Description
c1890 Mt Washington Burmese vase hand painted with rigaree. Absolutely perfect with no damage or restorations whatsoever, amazing piece 3" tall and wide.
MT. WASHINGTON AND PAIRPOINT GLASS
Mt. Washington and its successor, the Pairpoint Corporation, was one of
America’s longest-running luxury glass companies (1837-1957), one that rivaled
its better known contemporaries, Tiffany and Steuben. It constantly reinvented
and re-invigorated its business through creativity in texture, decoration,
pattern, and color - developing a variety of styles and decorating techniques
which were so technically complex that few are even practiced today.
The Mt. Washington Glass Company was founded in South Boston in 1837, and moved
to New Bedford, Massachusetts, in 1870. In 1880, Thomas J. Pairpoint, an English
silversmith, was hired to run the Pairpoint Manufacturing Company, another
company in New Bedford which Mt. Washington’s owners established to produce
ornate silver-plated mounts for Mt. Washington glass.

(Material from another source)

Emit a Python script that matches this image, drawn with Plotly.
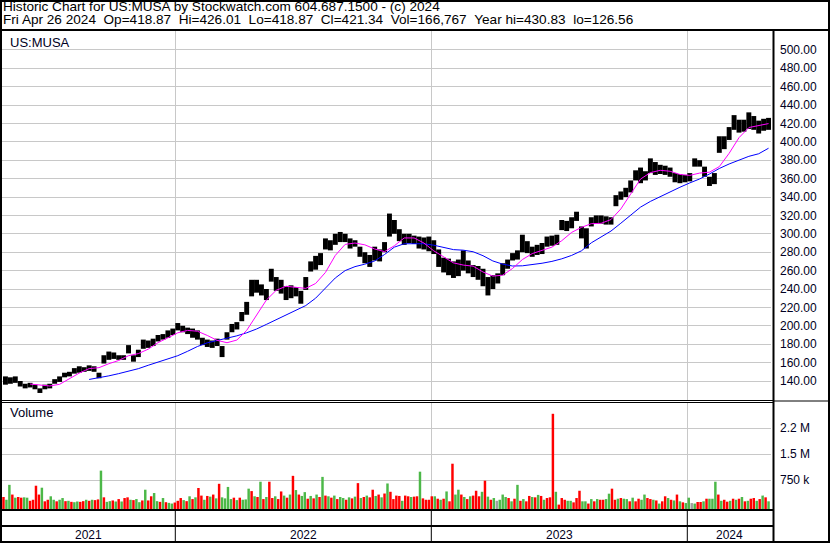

In 1894, the Pairpoint Manufacturing Company absorbed Mt. Washington, and the
company was renamed the Pairpoint Corporation in 1900, which remained the
company’s name until it went out of business in 1938. It was revived briefly as
the Gundersen-Pairpoint Glass Company but closed permanently in 1957. The
company’s most successful years were from 1880 (in the height of the opulent
Gilded Age) to 1930 (the end of the exuberant Roaring Twenties).
MT. WASHINGTON ART GLASS AND CUT GLASS
Englishman Frederick Shirley was hired in 1872 to run Mt. Washington’s
chandelier department, and two years later was put in charge of the entire
company. Shirley was entrepreneurial and litigious, quick to adopt new designs
and quick to complain if he thought any other firm was copying his wares. By the
time he resigned in 1891, he had amassed a total of 27 patents and five design
patents for various types of glass, most of which were quite successful.
In 1885, Shirley introduced Burmese glass, a translucent glass that shaded from
yellow to pink, which was highly decorated in the elegant and sophisticated
style characteristic of the day. It became an immediate success on the Art Glass
market. Shirley was a good businessman and took advantage of the dawning age of
advertising to promote Burmese glass extensively.
Mt. Washington’s large decorating shop specialized in enameling. The decorators
who worked on Burmese glass also applied their skills to a variety of other
decorated glasses with exotic names like Royal Flemish, Crown Milano, Colonial,
and Pearl Satin Ware. By 1890, the company was advertising itself as
“Headquarters in America for Art Glass Wares.”